Most of the movie is spent talking. You’ve never seen a war movie–especially a World War II movie made in the last twenty years–where so few shots are fired. Meanwhile, characters will talk about food and movies and assorted whatnot, and most of it will be done in foreign languages, only occasionally with subtitles. Yes, they will speak German, and they will do it without any kind of translation.
It’s hard to completely malign Inglourious Basterds, though, as the last half hour will be filled with enough Crowning Moments of Awesome to fill a small theater itself. The final scene at the French cinema is PACKED with them.

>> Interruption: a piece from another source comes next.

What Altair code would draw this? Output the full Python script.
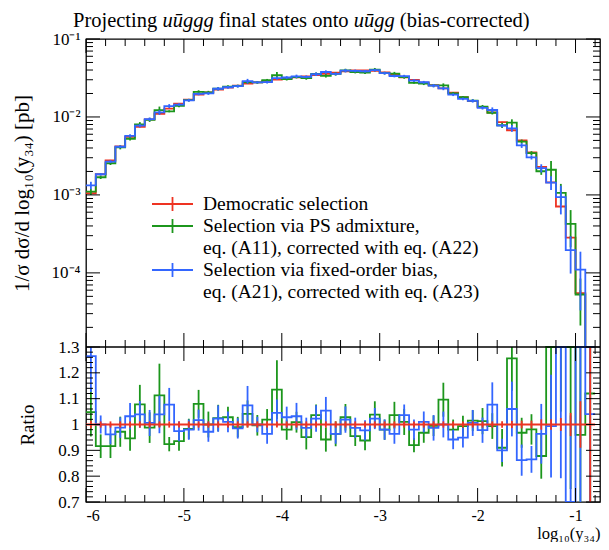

It’s just the getting there that’s the hard part. You’re going to suffer through interminable minutes of German parlor games and idle conversations about the movies. Inglourious Basterds has a strange way of going from crashing boredom to crashing bombast, and once again, Tarantino shows us his primary oeuvre–to take crap from the seventies and redo it with way, WAY too much dialogue.
Added fun, however, comes in the special features when he includes a much better war movie called “Nation’s Pride”, which was a propaganda film featured IN the movie. It’s ironic that this Nazi propaganda should be more entertaining than the movie that was built around it, because it’s both hilariously overblown (when the American general uses his radio to call Hitler himself and surrender I almost wet myself laughing–it’s so ludicrous a concept that you can’t not) and vastly more action-packed by turns.
The Screenhead Ten Scale gives Inglourious Basterds, meanwhile, a five out of ten for being one part blinding boredom and one part adrenaline-mad superfilm.